For parsing web pages with Python, BeautifulSoup is a helpful library. To install:
pip install beautifulsoup4
You also need a way to fetch the page. The standard library urllib works fine for simple cases; requests is more ergonomic for anything complex:
pip install requests
Basic Usage: Extract all links
import urllib.request, urllib.parse, urllib.error
from bs4 import BeautifulSoup
import ssl
# Ignore SSL certificate errors
ctx = ssl.create_default_context()
ctx.check_hostname = False
ctx.verify_mode = ssl.CERT_NONE
url = input('Enter URL: ')
html = urllib.request.urlopen(url, context=ctx).read()
soup = BeautifulSoup(html, 'html.parser')
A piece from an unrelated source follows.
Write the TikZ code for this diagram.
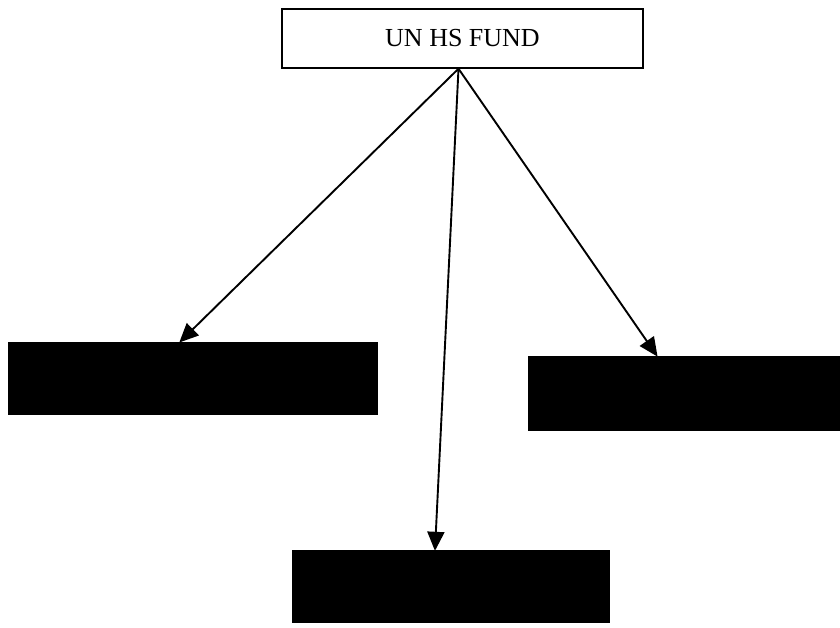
\documentclass[tikz,border=0pt]{standalone}
\usepackage{fontspec}
\setmainfont{Liberation Serif}
\usetikzlibrary{arrows.meta}
\begin{document}
\begin{tikzpicture}[x=1pt,y=-1pt,
  topbox/.style={draw=black, line width=1.4pt, fill=white, minimum width=361pt, minimum height=59pt, inner sep=0pt, font=\fontsize{26}{30}\selectfont},
  blackbox/.style={draw=black, fill=black, inner sep=0pt},
  link/.style={line width=1.9pt, -{Triangle[length=19pt,width=17pt]}, shorten >=-1pt}]
\useasboundingbox (0,0) rectangle (840,627);
\node[topbox] (top) at (462.5,38.5) {UN HS FUND};
\node[blackbox, minimum width=369pt, minimum height=72pt] (lb) at (192.5,378) {};
\node[blackbox, minimum width=312pt, minimum height=74pt] (rb) at (684,393) {};
\node[blackbox, minimum width=317pt, minimum height=72pt] (bb) at (450.5,586) {};
\coordinate (src) at ([xshift=-4pt]top.south);
\draw[link] (src) -- ([xshift=-12.5pt]lb.north);
\draw[link] (src) -- ([xshift=-27pt]rb.north);
\draw[link] (src) -- ([xshift=-15.5pt]bb.north);
\end{tikzpicture}
\end{document}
# Retrieve all anchor tags
tags = soup('a')
for tag in tags:
print(tag.get('href', None))
Finding Elements
BeautifulSoup provides several ways to locate content:
# First matching element
soup.find('h1')
soup.find('div', class_='content')
soup.find('a', id='main-link')
# All matching elements (returns a list)
soup.find_all('p')
soup.find_all('a', class_='external')
# CSS selector syntax
soup.select('div.article > p')
soup.select_one('#footer a')
Extracting Text and Attributes
tag = soup.find('a')
tag.text # visible text content (strips tags)
tag.get_text() # same, with optional separator
tag['href'] # attribute access (raises KeyError if missing)
tag.get('href') # safe attribute access (returns None if missing)
Using requests Instead of urllib
import requests
from bs4 import BeautifulSoup
response = requests.get('https://example.com')
soup = BeautifulSoup(response.text, 'html.parser')
for link in soup.find_all('a'):
print(link.get('href'))
Note: always check response.status_code == 200 before parsing, and respect robots.txt.